● **Task brief**: Retype exactly the lines from the first one through the line with "series = ['TOTAL', 'HOMBRES', 'MUJERES']", including both ends; skip any pictures.

++++++++++

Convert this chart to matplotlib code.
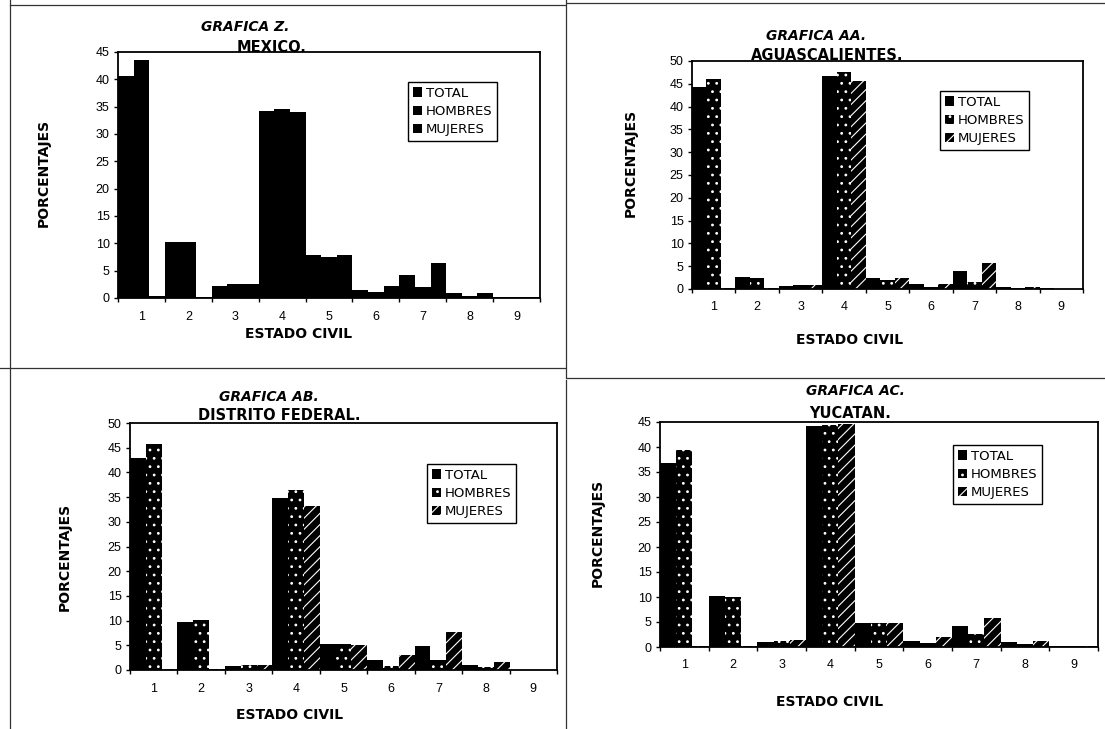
import matplotlib
matplotlib.use('Agg')
import matplotlib.pyplot as plt
from matplotlib.lines import Line2D
import numpy as np

plt.rcParams['font.family'] = ['Liberation Sans', 'DejaVu Sans']
plt.rcParams['hatch.color'] = 'white'
plt.rcParams['hatch.linewidth'] = 0.8

W, H = 1105, 729

estado_civil = ['1', '2', '3', '4', '5', '6', '7', '8', '9']
series = ['TOTAL', 'HOMBRES', 'MUJERES']

# GRAFICA Z. MEXICO
mex_total = [40.7, 10.2, 2.2, 34.2, 7.8, 1.5, 4.2, 0.9, 0.2]
mex_hombres = [43.6, 10.3, 2.5, 34.5, 7.5, 1.1, 2.1, 0.4, 0.2]
mex_mujeres = [0.3, 0.2, 2.6, 34.0, 7.8, 2.2, 6.4, 0.9, 0.2]

# GRAFICA AA. AGUASCALIENTES
ags_total = [44.4, 2.6, 0.7, 46.7, 2.4, 1.0, 3.9, 0.4, 0.2]
ags_hombres = [46.0, 2.4, 0.8, 47.6, 2.0, 0.5, 1.5, 0.3, 0.1]
ags_mujeres = [0.3, 0.3, 0.9, 45.6, 2.4, 1.2, 5.8, 0.4, 0.1]

# GRAFICA AB. DISTRITO FEDERAL
df_total = [43.0, 9.8, 0.9, 34.8, 5.2, 2.1, 4.8, 1.1, 0.1]
df_hombres = [45.8, 10.2, 1.0, 36.4, 5.2, 0.9, 2.0, 0.6, 0.1]
df_mujeres = [0.3, 0.2, 1.1, 33.2, 5.0, 3.1, 7.7, 1.6, 0.1]

# GRAFICA AC. YUCATAN
yuc_total = [36.8, 10.2, 1.1, 44.3, 4.9, 1.3, 4.3, 1.0, 0.2]
yuc_hombres = [39.4, 10.0, 1.2, 44.5, 4.8, 0.9, 2.7, 0.6, 0.2]
yuc_mujeres = [0.2, 0.2, 1.4, 44.6, 4.9, 2.0, 5.9, 1.2, 0.2]


def fx(px):
    return px / W


def fy(py):
    return 1 - py / H


def grafica(fig, caja, titulo1, titulo2, ymax, datos, hatches, pos):
    # caja = (izq, arriba, der, abajo) en pixeles
    l, t, r, b = caja
    ax = fig.add_axes([fx(l), fy(b), (r - l) / W, (b - t) / H])
    x = np.arange(len(estado_civil))
    ancho = 1.0 / 3
    for i, (nombre, valores) in enumerate(zip(series, datos)):
        ax.bar(x - ancho + i * ancho, valores, width=ancho, color='black',
               hatch=hatches[i], linewidth=0, label=nombre)

    ax.set_xlim(-0.5, len(estado_civil) - 0.5)
    ax.set_ylim(0, ymax)
    ax.set_yticks(np.arange(0, ymax + 1, 5))
    ax.set_xticks(np.arange(-0.5, len(estado_civil), 1))
    ax.set_xticklabels([])
    ax.set_xticks(x, minor=True)
    ax.set_xticklabels(estado_civil, minor=True)
    ax.tick_params(axis='x', which='minor', length=0, pad=9, labelsize=9)
    ax.tick_params(axis='x', which='major', length=3, width=1, direction='out')
    ax.tick_params(axis='y', length=3, width=1, direction='out', labelsize=9, pad=3)
    for s in ax.spines.values():
        s.set_linewidth(1.3)

    leg = ax.legend(loc='upper left', bbox_to_anchor=(fx(pos['leg'][0]), fy(pos['leg'][1])),
                    bbox_transform=fig.transFigure, fancybox=False,
                    prop={'family': 'DejaVu Sans', 'size': 9.5},
                    edgecolor='black', framealpha=1, borderpad=0.35,
                    handlelength=0.7, handleheight=0.7, handletextpad=0.3,
                    labelspacing=0.4, borderaxespad=0)
    leg.get_frame().set_linewidth(1.0)

    fig.text(fx(pos['t1'][0]), fy(pos['t1'][1]), titulo1, ha='center', va='center',
             family='DejaVu Sans', fontsize=10, fontweight='bold', style='italic')
    fig.text(fx(pos['t2'][0]), fy(pos['t2'][1]), titulo2, ha='center', va='center',
             family='DejaVu Sans', fontsize=10.5, fontweight='bold')
    fig.text(fx(pos['xl'][0]), fy(pos['xl'][1]), 'ESTADO CIVIL', ha='center', va='center',
             family='DejaVu Sans', fontsize=10, fontweight='bold')
    fig.text(fx(pos['yl'][0]), fy(pos['yl'][1]), 'PORCENTAJES', ha='center', va='center',
             family='DejaVu Sans', fontsize=10, fontweight='bold', rotation=90)
    return ax


fig = plt.figure(figsize=(W / 100, H / 100), dpi=100)

sin = [None, None, None]
con = [None, '..', '///']

grafica(fig, (118, 52, 540, 298), 'GRAFICA Z.', 'MEXICO.', 45,
        [mex_total, mex_hombres, mex_mujeres], sin,
        {'leg': (408, 82), 't1': (245, 27), 't2': (272, 47), 'xl': (299, 334), 'yl': (44, 173)})
grafica(fig, (692, 61, 1083, 289), 'GRAFICA AA.', 'AGUASCALIENTES.', 50,
        [ags_total, ags_hombres, ags_mujeres], con,
        {'leg': (940, 91), 't1': (816, 36), 't2': (827, 56), 'xl': (850, 340), 'yl': (631, 163)})
grafica(fig, (130, 423, 557, 670), 'GRAFICA AB.', 'DISTRITO FEDERAL.', 50,
        [df_total, df_hombres, df_mujeres], con,
        {'leg': (427, 464), 't1': (269, 397), 't2': (279, 415), 'xl': (290, 715), 'yl': (65, 557)})
grafica(fig, (660, 422, 1098, 647), 'GRAFICA AC.', 'YUCATAN.', 45,
        [yuc_total, yuc_hombres, yuc_mujeres], con,
        {'leg': (953, 445), 't1': (855, 391), 't2': (850, 413), 'xl': (830, 702), 'yl': (598, 533)})

# bordes de la hoja escaneada
bordes = [
    ((10, 10), (0, 729)),
    ((10, 565), (5, 5)),
    ((567, 1105), (3, 3)),
    ((566, 566), (0, 378)),
    ((0, 565), (368, 368)),
    ((567, 1105), (378, 378)),
    ((566, 566), (380, 729)),
]
for xs, ys in bordes:
    fig.add_artist(Line2D([fx(v) for v in xs], [fy(v) for v in ys],
                          transform=fig.transFigure, color='#333333', linewidth=0.9))

fig.savefig('out.png', dpi=100)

++++++++++

● **The answer**:
Convert this chart to matplotlib code.
import matplotlib
matplotlib.use('Agg')
import matplotlib.pyplot as plt
from matplotlib.lines import Line2D
import numpy as np

plt.rcParams['font.family'] = ['Liberation Sans', 'DejaVu Sans']
plt.rcParams['hatch.color'] = 'white'
plt.rcParams['hatch.linewidth'] = 0.8

W, H = 1105, 729

estado_civil = ['1', '2', '3', '4', '5', '6', '7', '8', '9']
series = ['TOTAL', 'HOMBRES', 'MUJERES']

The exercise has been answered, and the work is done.